By the selection of cases pointed to by the European Union, it was clear that this was not only about privatizations as the sale of state-owned stakes, but also – as pointed out by the Council – about different kinds of possible malversations in economy which were supported by the authorities and which potentially incurred damage to the budget and citizens.

In parallel with all this, significant political changes took place in Serbia; thus, citizens experienced the electoral year of 2012 with the new-old opposition: Serbian Progressive Party (SNS), i.e. the coalition around the party – which would take over power in Serbia in the course of the year. The party emerged in 2008 by separation of Tomislav Nikolić and Aleksandar Vučić from Serbian Radical Party, in which they had been for the previous 15 or so years, under the leadership of Vojislav Šešelj, later a convicted war criminal.

The epilogue

Six years as of coming of SNS into power and establishment of the Working Group for the 24 privatizations, Aleksandar Vučić became the President of Serbia.
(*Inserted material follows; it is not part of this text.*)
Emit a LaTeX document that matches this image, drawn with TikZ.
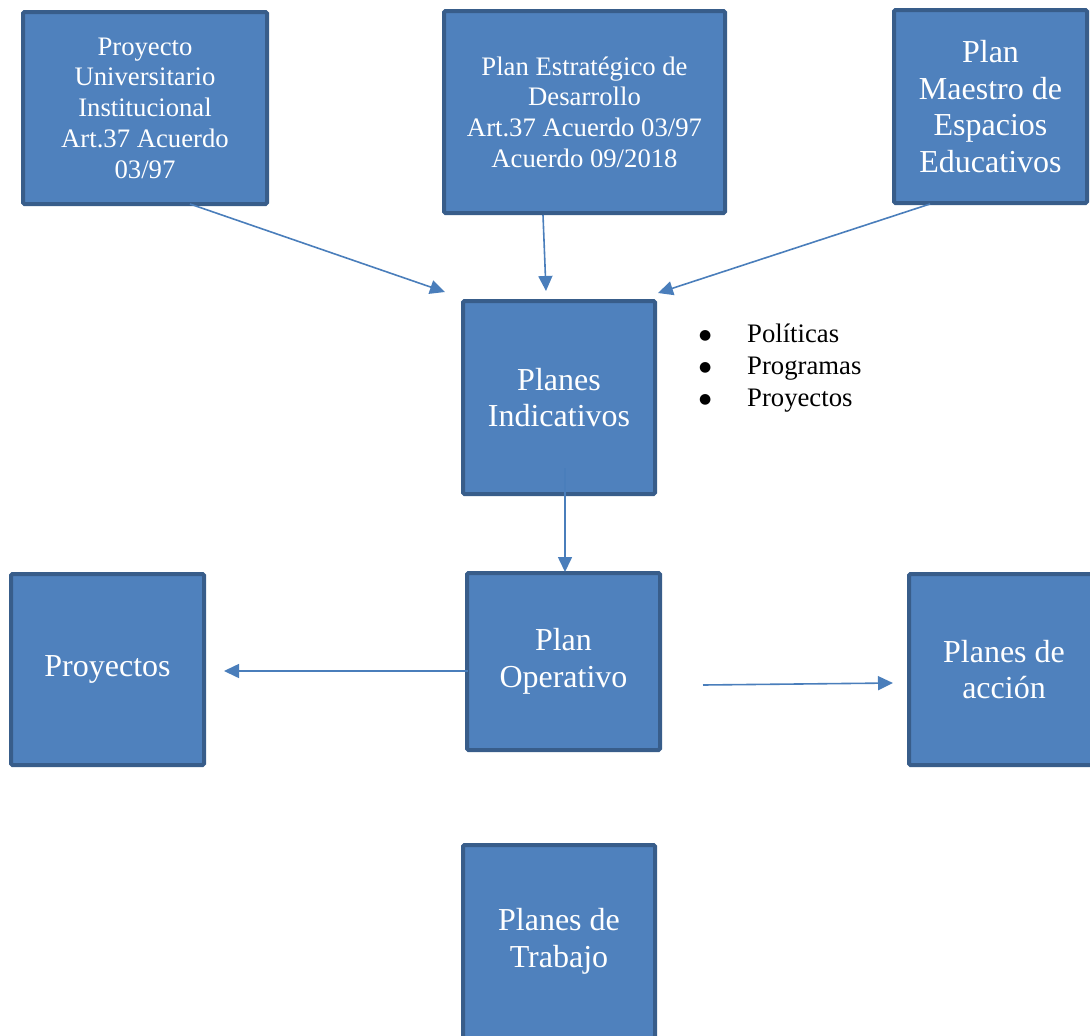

Out of 21 companies, or the number of companies in the 24 cases, one third was closed, while one third are in bankruptcy proceedings.

 

Former Minister of environmental protection Oliver Dulić was convicted to a prison sentence, but the Appellate Court annulled the verdict. At the same time, he is the only top official convicted in the 24 cases of privatization. Beside him, Dragan Đurić, owner of Zekstra, was also found guilty and convicted to one year of house arrest.

Another minister, Predrag Bubalo, was acquitted of charges. Trial to Saša Dragin is still pending.

Employees of Trudbenik are still fighting for their flats; employees of C Market lost all lawsuits launched about their shares; employees of Jugoremedija have been fighting for the company’s survival for ten years already; while employees of Srbolek lost their jobs because of bankruptcy, with the company owing them both salaries and contributions.

Authorities in Serbia continue to privatize important and large companies, far from the eye of the public.